The Mace estate also argued that prior decisions from the court further limited when an alternate forum could be found to "exist," because a forum is not available if the statute of limitations precludes the suit from being brought there. But the Mylan defendants argued that the only relevant question for determining whether an alternate forum exists is whether the defendant is amenable to suit there. If so, then an alternate forum exists. The court found that their interpretation was too narrow under the United States Supreme Court decisions on which they relied.
The court then held, in its second new syllabus point, that "in considering ‘whether an alternate forum exists in which the claim or action may be tried,’ pursuant to West Virginia Code § 56-1-1a(a)(1) (Supp. 2010), an alternate forum is presumed to "exist" where the defendant is amenable to process. Such presumption may be defeated, however, if the remedy provided by the alternate forum is so clearly inadequate or unsatisfactory that it is not remedy at all. In such cases, the alternate forum ceases to "exist" for purposes of forum non conveniens, and dismissal in favor of that forum would constitute error."
In applying its holdings, the court held that the remedy provided by North Carolina "is so inadequate and unsatisfactory that it is no remedy at all." Thus, North Carolina did not "exist" as an alternate forum in which the Mace estate could try its claims, and the circuit court erred in dismissing the lawsuit. However, the court declined to address the choice of laws issue that the estate raised regarding the application of North Carolina law to the West Virginia action because the circuit court’s statement was not a final decision on the merits and the parties had not briefed the issue.
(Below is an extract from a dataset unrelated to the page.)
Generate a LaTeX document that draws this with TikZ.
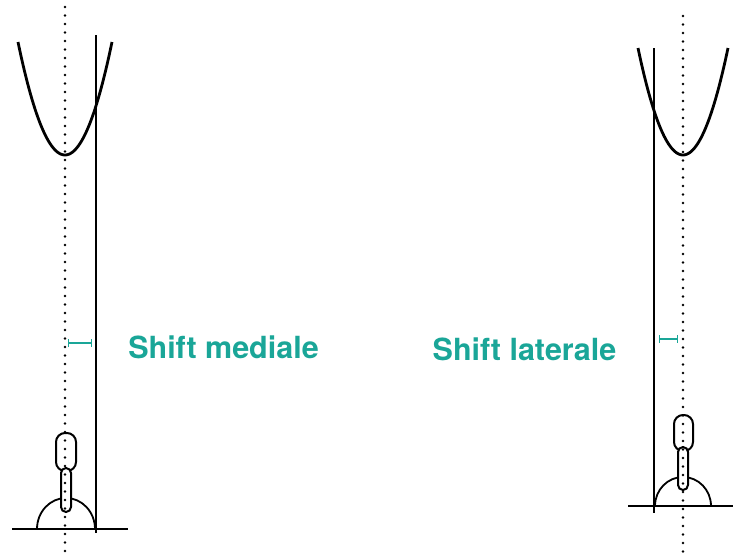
\documentclass[tikz,border=0pt]{standalone}
\usepackage{fontspec}
\setmainfont{TeX Gyre Heros}
\usepackage{tikz}
\usetikzlibrary{arrows.meta}
\definecolor{shiftgreen}{RGB}{26,166,152}

\begin{document}
\begin{tikzpicture}[x=1pt, y=1pt,
        axisline/.style={line width=2.6pt, line cap=round, dash pattern=on 0pt off 8.5pt},
        cupline/.style={line width=2.8pt},
        stemline/.style={line width=2pt, fill=white},
        shiftbar/.style={shiftgreen, line width=1.2pt, {Bar[width=8pt]}-{Bar[width=8pt]}},
        shiftlabel/.style={text=shiftgreen, font=\fontsize{30.5}{36}\selectfont\bfseries}]
    \useasboundingbox (0,0) rectangle (733,-558);
    % medial shift (left)
        \draw[line width=1.5pt] (12,-529) -- (128,-529);
        \draw[line width=1.5pt] (96,-35) -- (96,-533);
        \draw[cupline] plot[domain=-47:47, samples=60] ({65+\x},{-155+113*(\x/47)^2});
        \draw[line width=1.8pt] (37,-529) arc[start angle=180, end angle=0, x radius=29, y radius=31];
        \draw[stemline, rounded corners=9] (56,-433) rectangle (76,-471);
        \draw[stemline, rounded corners=5] (61,-468) rectangle (71,-512);
        \draw[axisline] (65,-7) -- (65,-558);
        \coordinate (medA) at (68,-343);
        \coordinate (medB) at (92,-343);
        \draw[shiftbar] (medA) -- (medB);
        \node[shiftlabel] (medtext) at (223.5,-347) {Shift mediale};
    % lateral shift (right)
        \draw[line width=1.5pt] (628,-506) -- (733,-506);
        \draw[line width=1.5pt] (654,-48) -- (654,-513);
        \draw[cupline] plot[domain=-45:45, samples=60] ({683+\x},{-155+107*(\x/45)^2});
        \draw[line width=1.8pt] (655,-506) arc[start angle=180, end angle=0, x radius=28, y radius=29];
        \draw[stemline, rounded corners=9] (674,-415) rectangle (693,-451);
        \draw[stemline, rounded corners=5] (678,-447) rectangle (688,-490);
        \draw[axisline] (683,-16) -- (683,-558);
        \coordinate (latA) at (659,-339);
        \coordinate (latB) at (678,-339);
        \draw[shiftbar] (latA) -- (latB);
        \node[shiftlabel] (lattext) at (524.5,-349) {Shift laterale};
\end{tikzpicture}
\end{document}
Justice Menis Ketchum wrote a dissent entitled "WEST VIRGINIA CANNOT AFFORD TO BE A DUMPING GROUND FOR FOREIGN LAWSUITS." (Capitalization in original.) He argued that the decision "will allow non-West Virginia residents, who suffered an injury in another state, to file their lawsuits in West Virginia." I understand his interest in preserving West Virginians’ access to West Virginia’s courts for their injuries, but the court’s analysis was logical and I think it reached the correct decision on these facts. But the decision illustrates that the doctrine is more difficult to apply that one would expect.